In her debut season at Yale, Chia has contributed a dependable score on the uneven bars at every meet so far, averaging 9.596 for her efforts. Her routine is jam-packed with difficult elements and combinations, which she performs expertly with crisp form and body alignment throughout. Chia has been essentially competing the same routine for the past several years and demonstrates her mastery in the routine with skills such as her straddled jaeger — a release from the high bar into a front somersault in straddle position before re-grasp. A common execution flaw in the jaeger skill is a loss of body form, often resulting in bent knees or flexed feet. Chia, however, maintains perfectly straight legs and pointed toes throughout the duration of the release, making her straddle jaeger truly a pleasure to watch.

The rest of Chia’s routine is comprised of a series of equally impressive skills, including a bail transition to the low bar and a recently-added front giant work that features backward straight-body swings in reverse grip. However, the most unique and memorable part of Chia’s exercise on the uneven bars is her dismount. Chia performs the toe-on front tuck with a half twist, an element she has cultivated since 2016. Dismounts of this type were popular in elite gymnastics in the 1980s, but have since waned in popularity. The diversity in dismounts has also waned since then, so it is refreshing to see Chia compete this rare skill.

In addition to her talent on the uneven bars, Chia has also made a splash in the Yale beam lineup. Due to her ankle issues, the rookie only competed beam as a Bulldog for the first time two weekends ago at George Washington, where she earned her spot in the Yale record books by becoming the eighth-highest scorer on beam in team history. Speaking about her debut on the event, Chia said beam is the event on which she feels the most confident, and that returning to the beam after her injury was “a bit like being home again.”

Against Brown at home this past weekend, Chia showed her prowess on the event yet again and exuded the confidence of a veteran competitor. Similar to her bars, a major strength of Chia’s beam routines is the cleanliness of her execution. She has almost no built-in form deductions — her legs pencil-straight in every element, her body alignment not a hair off. Chia’s back handspring to layout step-out connection is a highlight of her exercise. She propels her body backward during the second skill, but waits ever-so-slightly to split her legs in anticipation of the landing, making the skill look extra lofty.

While little changed from elite to NCAA in terms of her routines, Chia found that the collegiate gymnastics atmosphere is radically different from what she was used to. Chia attended high school even while training as an elite gymnast, unlike many who opt for home-school or virtual school programs instead to focus on training full time. Even then, NCAA limitations on the hours of practice per week were an adjustment for her.
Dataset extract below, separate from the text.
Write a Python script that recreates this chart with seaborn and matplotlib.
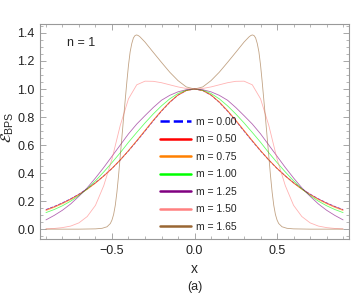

“Last semester I felt like we were barely training, coming from elite where I trained 25[-plus] hours a week, but now it seems very balanced with our schoolwork,” Chia said. “The whole team aspect, however, is more fun and exciting than I had expected. [For the rest of the season,] I’m most looking forward to our big meets like Ivy Classic and ECACs since those will be our toughest competitions and we will be defending our titles.”

Bulldog gymnastics travels to Penn for the Ivy Classic this Sunday, where Chia will once again defy gravity with her bold, confident swing on the uneven bars and float across the four-inch-wide balance beam as if it were the floor.